There are already a number of very good pandas books. Unsurprisingly, there is some overlap between those texts and this one. However, the emphasis here is different. I focus as much on the why as on the how in this book.
Since pandas is still relatively new, the lessons I have learned about cleaning data have been shaped by my experiences with other tools. Before settling into my current work routine with Python and R about 10 years ago, I relied mostly on C# and T-SQL in the early 2000s, SAS and Stata in the 90s, and FORTRAN and Pascal in the 80s. Most readers of this text probably have experience with a variety of data-cleaning and analysis tools. In many ways the specific tool is less significant than the data preparation task and the attributes of the data. I would have covered pretty much the same topics if I had been asked to write The SAS Data Cleaning Cookbook or The R Data Cleaning Cookbook. I just take a Python/pandas-specific approach to the same data-cleaning challenges that analysts have faced for decades.

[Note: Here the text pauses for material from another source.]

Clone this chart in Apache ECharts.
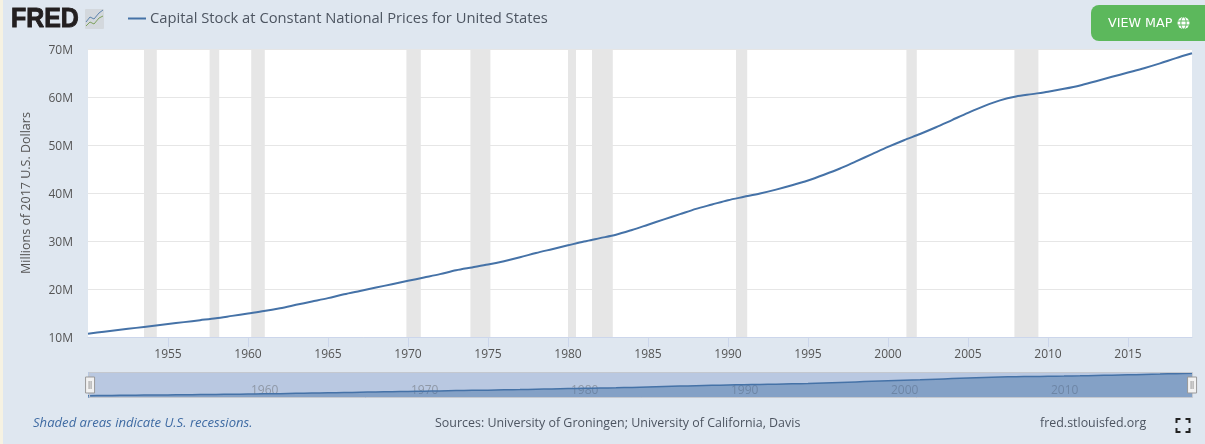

I start each chapter with how to think about the particular data-cleaning task at hand before discussing how to approach it with a tool from the Python ecosystem—pandas, NumPy, Matplotlib, and so on. This is reinforced in each recipe by a discussion of the implications of what we are uncovering in the data. I try to connect tool to purpose. For example, concepts like skewness and kurtosis matter as much for handling outliers as does knowing how to update pandas Series values.